Kalau pernah mendengar syair lagu
“man ana, man ana, laulakum”, kata “ana” dan “kum” di situ maknanya
jangan dikunci ke relasi guru-murid atau santri-kyai saja, perlu diperluas ke
wilayah lain, bisa suami dan istri, atau laki-laki dan perempuan, orang tua dan
anak, bisa juga antara pemimpin dan pengikutnya, dan seterusnya. Cuma sayangnya
kadang tanpa sadar ia dilihat dengan cara Dahlian juga, sehingga relasinya kelihatan
hirarkis daripada egaliter.
Bagaimanapun, siapa saja tidak
boleh melarang orang berpikir kekuasaan dengan cara Dahlian ini, juga tak
mungkin menghilangkan orang yang memahaminya seperti itu. Namun, tetap penting
menunjukkan kepada pihak luar untuk tidak hanya dengan cara itu saja
memahaminya meskipun, bukan tidak boleh, tapi ini terkesan membela diri. Tampaknya
literasi tentang kekuasaan semakin penting untuk terus dilakukan.
Kalau kita setuju bahwa program expose
uncensored yang diprotes itu dilandasi oleh cara spesifik dalam melihat
kekuasaan, mungkin saja stasiun televisi itu telah salah, tapi bukankan hal itu
bisa terjadi karena masyarakat kita memang lumayan liberal dan Dahlian kalau
melihat kekuasaan, dan stasiun televisi itu sedang berusaha melayaninya.
Lain kali mereka mungkin perlu disuruh nimba pakai senggot biar tahu rasanya udah mandi tapi keringetan lagi.

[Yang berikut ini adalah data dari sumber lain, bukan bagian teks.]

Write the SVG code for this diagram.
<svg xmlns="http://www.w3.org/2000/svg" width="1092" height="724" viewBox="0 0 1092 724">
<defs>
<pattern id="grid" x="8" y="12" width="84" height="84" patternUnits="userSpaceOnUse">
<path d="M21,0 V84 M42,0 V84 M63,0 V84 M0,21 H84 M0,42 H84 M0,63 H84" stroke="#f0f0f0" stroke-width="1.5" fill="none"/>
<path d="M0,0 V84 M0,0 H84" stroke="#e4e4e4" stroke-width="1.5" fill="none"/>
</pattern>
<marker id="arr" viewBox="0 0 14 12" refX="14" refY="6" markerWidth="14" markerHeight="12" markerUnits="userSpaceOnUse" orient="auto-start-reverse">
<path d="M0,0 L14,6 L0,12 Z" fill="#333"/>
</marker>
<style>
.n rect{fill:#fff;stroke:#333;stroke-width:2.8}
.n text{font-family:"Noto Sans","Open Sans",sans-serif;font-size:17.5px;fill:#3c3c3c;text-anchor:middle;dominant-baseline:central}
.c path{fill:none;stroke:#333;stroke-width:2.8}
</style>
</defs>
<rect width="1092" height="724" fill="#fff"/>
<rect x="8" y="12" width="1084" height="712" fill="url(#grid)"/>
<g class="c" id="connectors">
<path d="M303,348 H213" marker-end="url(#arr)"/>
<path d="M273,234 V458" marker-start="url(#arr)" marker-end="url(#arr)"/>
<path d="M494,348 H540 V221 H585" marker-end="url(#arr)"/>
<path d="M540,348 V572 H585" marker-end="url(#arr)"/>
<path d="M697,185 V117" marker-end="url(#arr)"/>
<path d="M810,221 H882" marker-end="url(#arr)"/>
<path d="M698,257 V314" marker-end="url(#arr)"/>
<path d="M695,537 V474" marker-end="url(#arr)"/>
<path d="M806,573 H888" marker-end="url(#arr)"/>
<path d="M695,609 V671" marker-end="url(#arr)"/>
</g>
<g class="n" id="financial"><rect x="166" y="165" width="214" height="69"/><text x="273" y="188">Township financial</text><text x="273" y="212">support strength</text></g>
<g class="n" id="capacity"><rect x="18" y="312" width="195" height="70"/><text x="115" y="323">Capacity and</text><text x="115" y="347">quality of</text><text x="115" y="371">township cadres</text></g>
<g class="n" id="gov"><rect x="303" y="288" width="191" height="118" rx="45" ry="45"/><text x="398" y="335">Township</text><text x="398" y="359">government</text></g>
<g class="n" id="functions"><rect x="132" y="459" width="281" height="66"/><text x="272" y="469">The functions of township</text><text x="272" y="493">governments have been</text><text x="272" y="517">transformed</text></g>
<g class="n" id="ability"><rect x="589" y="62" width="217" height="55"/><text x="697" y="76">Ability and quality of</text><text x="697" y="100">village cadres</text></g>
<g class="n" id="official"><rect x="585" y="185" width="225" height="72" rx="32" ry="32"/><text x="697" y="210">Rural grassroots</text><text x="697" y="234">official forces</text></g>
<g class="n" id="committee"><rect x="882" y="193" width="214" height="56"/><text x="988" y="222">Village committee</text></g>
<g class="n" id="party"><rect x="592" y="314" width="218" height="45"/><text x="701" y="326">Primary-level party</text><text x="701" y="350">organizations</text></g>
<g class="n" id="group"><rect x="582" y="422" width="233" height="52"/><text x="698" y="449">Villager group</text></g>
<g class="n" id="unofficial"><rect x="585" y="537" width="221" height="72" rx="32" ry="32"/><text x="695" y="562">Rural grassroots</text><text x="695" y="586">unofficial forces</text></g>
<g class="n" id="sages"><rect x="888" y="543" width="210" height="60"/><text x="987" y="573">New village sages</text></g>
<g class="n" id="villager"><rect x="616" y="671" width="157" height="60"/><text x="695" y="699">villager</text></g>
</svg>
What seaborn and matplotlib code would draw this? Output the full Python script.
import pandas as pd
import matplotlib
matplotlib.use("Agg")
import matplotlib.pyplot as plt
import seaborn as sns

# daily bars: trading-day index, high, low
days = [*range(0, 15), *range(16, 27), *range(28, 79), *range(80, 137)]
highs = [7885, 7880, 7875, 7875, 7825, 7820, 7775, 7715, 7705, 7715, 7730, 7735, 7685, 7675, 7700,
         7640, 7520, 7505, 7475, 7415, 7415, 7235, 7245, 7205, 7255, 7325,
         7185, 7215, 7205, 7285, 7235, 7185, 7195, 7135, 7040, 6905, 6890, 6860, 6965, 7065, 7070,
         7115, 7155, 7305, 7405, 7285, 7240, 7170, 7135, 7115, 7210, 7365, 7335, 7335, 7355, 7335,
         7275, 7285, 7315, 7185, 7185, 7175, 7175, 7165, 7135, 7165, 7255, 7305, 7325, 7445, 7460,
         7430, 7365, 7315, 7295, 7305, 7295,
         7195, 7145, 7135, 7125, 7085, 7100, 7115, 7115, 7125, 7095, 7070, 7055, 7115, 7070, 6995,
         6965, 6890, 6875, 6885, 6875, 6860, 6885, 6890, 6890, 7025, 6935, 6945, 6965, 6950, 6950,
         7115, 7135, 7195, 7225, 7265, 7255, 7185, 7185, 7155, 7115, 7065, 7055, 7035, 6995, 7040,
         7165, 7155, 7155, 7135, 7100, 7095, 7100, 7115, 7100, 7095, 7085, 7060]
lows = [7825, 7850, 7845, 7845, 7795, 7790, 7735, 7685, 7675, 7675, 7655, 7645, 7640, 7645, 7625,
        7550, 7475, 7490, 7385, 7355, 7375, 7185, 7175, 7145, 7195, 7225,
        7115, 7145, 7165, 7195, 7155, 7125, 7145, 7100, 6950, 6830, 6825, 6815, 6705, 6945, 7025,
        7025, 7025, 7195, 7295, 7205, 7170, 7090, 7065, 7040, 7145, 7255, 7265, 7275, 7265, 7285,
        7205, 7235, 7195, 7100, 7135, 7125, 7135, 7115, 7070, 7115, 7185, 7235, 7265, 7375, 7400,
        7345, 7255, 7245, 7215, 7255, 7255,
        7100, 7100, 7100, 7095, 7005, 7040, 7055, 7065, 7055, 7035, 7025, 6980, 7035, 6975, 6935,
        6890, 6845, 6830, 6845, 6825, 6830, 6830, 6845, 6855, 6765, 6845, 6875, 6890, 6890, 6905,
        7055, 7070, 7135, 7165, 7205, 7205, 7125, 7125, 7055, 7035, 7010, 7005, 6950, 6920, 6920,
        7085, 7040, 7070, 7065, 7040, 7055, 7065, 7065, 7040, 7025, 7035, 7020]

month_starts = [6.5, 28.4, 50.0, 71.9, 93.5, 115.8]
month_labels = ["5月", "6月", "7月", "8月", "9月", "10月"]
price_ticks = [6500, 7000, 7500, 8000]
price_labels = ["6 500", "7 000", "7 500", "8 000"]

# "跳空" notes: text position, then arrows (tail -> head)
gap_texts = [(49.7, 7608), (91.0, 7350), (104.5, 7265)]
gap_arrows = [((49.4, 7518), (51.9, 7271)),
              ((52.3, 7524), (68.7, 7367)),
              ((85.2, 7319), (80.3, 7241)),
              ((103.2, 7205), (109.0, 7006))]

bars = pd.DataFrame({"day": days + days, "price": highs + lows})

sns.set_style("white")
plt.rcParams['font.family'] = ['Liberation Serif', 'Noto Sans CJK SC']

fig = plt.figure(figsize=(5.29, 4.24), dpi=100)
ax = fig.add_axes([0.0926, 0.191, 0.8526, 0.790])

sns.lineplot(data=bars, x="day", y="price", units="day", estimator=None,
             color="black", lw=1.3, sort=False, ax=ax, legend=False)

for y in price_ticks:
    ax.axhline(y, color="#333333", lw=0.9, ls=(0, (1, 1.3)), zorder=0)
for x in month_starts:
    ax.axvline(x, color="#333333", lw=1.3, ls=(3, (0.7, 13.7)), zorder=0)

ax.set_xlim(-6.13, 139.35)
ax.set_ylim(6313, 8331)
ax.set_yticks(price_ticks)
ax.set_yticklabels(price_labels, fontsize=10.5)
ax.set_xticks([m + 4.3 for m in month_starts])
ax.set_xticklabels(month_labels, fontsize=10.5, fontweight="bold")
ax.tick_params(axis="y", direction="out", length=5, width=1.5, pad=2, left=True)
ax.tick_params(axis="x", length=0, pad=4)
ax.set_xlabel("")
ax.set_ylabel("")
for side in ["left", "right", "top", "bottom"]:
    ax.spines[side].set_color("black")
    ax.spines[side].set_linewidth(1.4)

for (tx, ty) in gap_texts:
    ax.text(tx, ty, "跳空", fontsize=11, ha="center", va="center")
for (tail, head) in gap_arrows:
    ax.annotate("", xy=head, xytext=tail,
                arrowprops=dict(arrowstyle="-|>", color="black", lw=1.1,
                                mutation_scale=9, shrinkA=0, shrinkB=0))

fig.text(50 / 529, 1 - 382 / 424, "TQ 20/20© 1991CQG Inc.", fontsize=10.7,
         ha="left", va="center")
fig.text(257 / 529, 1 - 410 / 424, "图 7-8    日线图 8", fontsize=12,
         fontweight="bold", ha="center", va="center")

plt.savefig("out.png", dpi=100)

Apa itu senggot silahkan cari tahu dari santri Lirboyo kaifa hal.
Referensi
Dahl, R. A.
(1957). "The Concept of Power." Behavioral Science,
2(3), 201–215.
Agussalim, D.
(1998). "Menelusuri Perdebatan Mengenai Konsep Kekuasaan." Jurnal Sosial Politik, 1(3), 11–29.
Lukes, S.
(1974). Power: A Radical View. London: Macmillan.
Hindess, B.
(2012). "Foucaultian Analysis of Power, Government, Politics." In E.
Amenta, K. Nash, & A. Scott (eds.), The Wiley-Blackwell Companion to Political Sociology (pp. 36-46). Oxford:
Blackwell Publishing Ltd.
Newman, S.
(2005). Power and Politics in
Poststructuralist Thought: New Theories of the Political. London: Routledge.